If you're applying for a loan to purchase a primary or secondary home -- or planning to refinance -- be mindful of a little-publicized new set of federal consumer-protection rules that take effect July 30.
Among other key changes, the new Federal Reserve guidelines require lenders to provide initial disclosures of your mortgage costs within three business days of a loan application. If you don't get them, you can pull the plug.
The rule also prohibits lenders from collecting any fees -- except a reasonable charge for checking your credit -- until you've been given the loan-cost disclosures. This means no more out-of-pocket upfront application charges until you've received the truth-in-lending disclosures and an annual percentage rate calculation of those costs.
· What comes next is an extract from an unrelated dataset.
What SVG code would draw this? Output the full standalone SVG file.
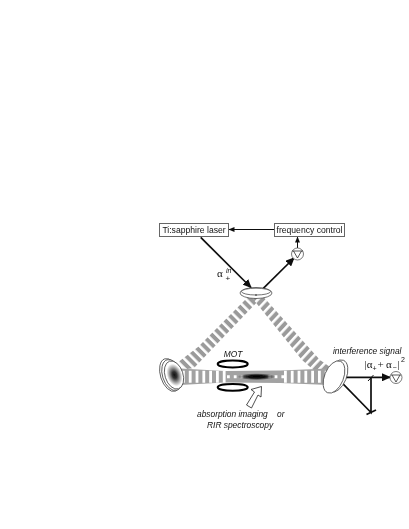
<svg xmlns="http://www.w3.org/2000/svg" width="409" height="529" viewBox="0 0 409 529">
<style>
text{font-family:"Liberation Sans",Arial,sans-serif;fill:#111}
.box{fill:#fff;stroke:#666;stroke-width:1}
.lbl{font-size:8.6px}
.it{font-size:8.4px;font-style:italic}
.gk{font-family:"Liberation Serif","Times New Roman",serif;font-size:11px}
.thin{fill:none;stroke:#111;stroke-width:1}
.thick{fill:none;stroke:#111;stroke-width:1.7}
.ring{fill:none;stroke:#000;stroke-width:2}
.m{fill:#fff;stroke:#333;stroke-width:.7}
.volt{fill:#fff;stroke:#444;stroke-width:.7}
</style>
<defs>
<filter id="soft" x="-5%" y="-5%" width="110%" height="110%"><feGaussianBlur stdDeviation="0.35"/></filter>
<filter id="soft2" x="-5%" y="-5%" width="110%" height="110%"><feGaussianBlur stdDeviation="0.45"/></filter>
<marker id="ah" markerUnits="userSpaceOnUse" markerWidth="9" markerHeight="8" refX="8" refY="4" orient="auto"><path d="M0 0L9 4L0 8Z" fill="#111"/></marker>
<marker id="as" markerUnits="userSpaceOnUse" markerWidth="6" markerHeight="6" refX="5.5" refY="3" orient="auto"><path d="M0 0.5L6 3L0 5.5Z" fill="#111"/></marker>
<pattern id="sl" width="6.6" height="7" patternUnits="userSpaceOnUse" patternTransform="translate(1 0) rotate(-45)"><rect width="6.6" height="7" fill="#9a9a9a"/><rect x="0" width="2.6" height="7" fill="#fff"/></pattern>
<pattern id="sr" width="6.6" height="7" patternUnits="userSpaceOnUse" patternTransform="translate(3 0) rotate(43)"><rect width="6.6" height="7" fill="#9a9a9a"/><rect x="0" width="2.6" height="7" fill="#fff"/></pattern>
<radialGradient id="spot"><stop offset="0" stop-color="#000"/><stop offset=".45" stop-color="#111"/><stop offset="1" stop-color="#000" stop-opacity="0"/></radialGradient>
<radialGradient id="mg"><stop offset="0" stop-color="#111"/><stop offset=".3" stop-color="#333"/><stop offset=".7" stop-color="#aaa"/><stop offset="1" stop-color="#fff"/></radialGradient>
</defs>

<g filter="url(#soft)">
<g id="beams">
<g filter="url(#soft2)">
<polygon points="253,292 260,299 194,368 187,369 177,363 198,347" fill="url(#sl)"/>
<polygon points="253,299 260,293 320,360 330,367 323,378 302,360" fill="url(#sr)"/>
<polygon points="180,368.5 225,371 280,370.5 329,368.5 329,385 280,383 225,382.5 180,385" fill="#a2a2a2"/>
<line x1="182" y1="376.8" x2="227" y2="376.8" stroke="#fff" stroke-width="12" stroke-dasharray="2.8 4"/>
<line x1="284" y1="376.8" x2="326" y2="376.8" stroke="#fff" stroke-width="12" stroke-dasharray="2.8 4"/>
<line x1="227" y1="376.8" x2="284" y2="376.8" stroke="#fff" stroke-width="3" stroke-dasharray="2.8 4"/>
</g>
</g>

<g id="atoms"><ellipse cx="256.5" cy="376.7" rx="19" ry="3.4" fill="url(#spot)"/></g>

<g id="connectors">
<line class="thin" x1="274" y1="229.5" x2="229" y2="229.5" marker-end="url(#as)"/>
<line class="thin" x1="297.5" y1="248" x2="297.5" y2="237" marker-end="url(#as)"/>
<line class="thick" x1="200.7" y1="237.3" x2="251" y2="287.5" marker-end="url(#ah)"/>
<line class="thick" x1="263.3" y1="288.3" x2="294" y2="258" marker-end="url(#ah)"/>
<line class="thick" x1="336.7" y1="377.3" x2="390" y2="377.3" marker-end="url(#ah)"/>
<polyline class="thick" points="336.7,377.3 371,412.5 371,377.3"/>
<line class="thick" x1="366.5" y1="414.5" x2="376" y2="410"/>
<line class="thin" x1="368" y1="381" x2="373.5" y2="375"/>
</g>

<g id="laser"><rect class="box" x="159.5" y="223.5" width="69" height="13"/><text class="lbl" x="194" y="233" text-anchor="middle">Ti:sapphire laser</text></g>
<g id="freq"><rect class="box" x="274.5" y="223.5" width="70" height="13"/><text class="lbl" x="309.5" y="233" text-anchor="middle">frequency control</text></g>
<g id="volt1"><circle class="volt" cx="297.5" cy="254" r="6"/><path class="thin" style="stroke-width:.7" d="M293.5 251L297.5 258L301.5 251M292 251H303"/></g>
<g id="volt2"><circle class="volt" cx="396" cy="377.5" r="6"/><path class="thin" style="stroke-width:.7" d="M392 375L396 382L400 375M391 375H401"/></g>

<g id="input-mirror"><ellipse class="m" cx="256" cy="293" rx="16" ry="5.5"/><ellipse class="m" cx="256" cy="291.6" rx="14.5" ry="3.4"/><circle cx="256" cy="295" r=".8" fill="#222"/></g>
<g id="left-mirror"><ellipse class="m" cx="170" cy="375" rx="9.5" ry="17" transform="rotate(-18 170 375)"/><ellipse class="m" cx="172" cy="375" rx="9.5" ry="16" transform="rotate(-18 172 375)"/><ellipse class="m" cx="174" cy="375" rx="9" ry="14.5" transform="rotate(-18 174 375)"/><ellipse cx="174.5" cy="375" rx="7.5" ry="11.5" fill="url(#mg)" transform="rotate(-18 174.5 375)"/></g>
<g id="right-mirror"><ellipse class="m" cx="337" cy="376" rx="9.5" ry="17" transform="rotate(22 337 376)"/><ellipse class="m" cx="334" cy="377" rx="9.5" ry="17" transform="rotate(22 334 377)"/></g>

<g id="mot"><ellipse class="ring" cx="232.7" cy="364" rx="15" ry="3.4"/><ellipse class="ring" cx="232.7" cy="387.3" rx="15" ry="3.4"/><text class="it" x="233" y="356.5" text-anchor="middle">MOT</text></g>
<g id="imaging-arrow"><polygon points="261.5,386.5 251,389.5 254.5,392 246.5,405 251.5,408 258,395 261,397" fill="#fff" stroke="#222" stroke-width=".8"/></g>

<g id="labels">
<text class="it" x="197" y="417">absorption imaging</text>
<text class="it" x="277" y="417">or</text>
<text class="it" x="207" y="427.5">RIR spectroscopy</text>
<text class="it" x="333" y="353.5">interference signal</text>
<text class="gk" x="217" y="277">α</text>
<text class="it" style="font-size:7px" x="226" y="273">in</text>
<text style="font-size:8px" x="225.5" y="281">+</text>
<text class="gk" x="364.5" y="368">|α</text>
<text style="font-size:7px" x="372.5" y="370.5">+</text>
<text class="gk" x="377.5" y="368">+</text>
<text class="gk" x="386" y="368">α</text>
<text style="font-size:7px" x="392.5" y="370">−</text>
<text class="gk" x="397.5" y="368">|</text>
<text style="font-size:7px" x="401" y="362">2</text>
</g>
</g>
</svg>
Many mortgage brokers and lenders traditionally have collected fees covering appraisal, credit and various other charges at the time of application, so this will be a significant change in procedure.
The rule also prohibits quickie closings on loans by requiring a seven-day waiting period after applicants are handed their early disclosures or the disclosures are mailed. Final truth-in-lending disclosures are due three business days before closing.
In addition, the new federal rules require lenders to deliver a copy of the real-estate appraisal to consumers three business days before the scheduled closing.
In the past, even though federal regulations guaranteed that consumers could request and obtain a copy of the appraisal, lenders and home buyers frequently ignored that right.
Now the timing of the loan closing itself will depend on a home buyer's receipt of the appraisal in advance.
Another significant change under the new rules: If the annual percentage rate on the early truth-in-lending disclosure increases by more than one-eighth of a percentage point (0.125), the lender will be required to "redisclose" -- i.e., provide a corrected version and allow the buyer an additional seven business days to consider the transaction.
What might cause the percentage rate to increase after the initial disclosure?
Potentially, many things: Say you left your initial rate on the loan to float with the market, but rates increase. You'll need to get an amended truth-in-lending disclosure. Or say the lender got inaccurate estimates of costs from third-party participants in the transaction, such as the settlement or escrow company. Or say that unexpected eleventh-hour junk fees materialize.
All these events -- which have been frequent sources of consumer complaints this decade -- could force the lender to redisclose loan costs and set back timing for the settlement.
What are some of the likely repercussions of the Fed's new mandates?
No. 1, the traditional approach of aiming in advance for a certain settlement-date target for home loan transactions almost certainly will be affected. Actual closing dates will be more closely tied to lenders' and settlement agents' accurate estimates and their ability to deliver disclosures and appraisals by the required dates. For example, if appraisers are backlogged and can't produce valuation reports quickly enough, settlements will have to be postponed. Most lenders are now suggesting writing the purchase contract with the closing date set out 45 days.
Second, the purposes of the rules are to afford consumers better access to, and more time to consider, key elements of what are major financial transactions for most people. The intent is to have fewer instances of last-minute closing-date surprises on fees, where buyers are slammed with hundreds of dollars of charges they had never expected.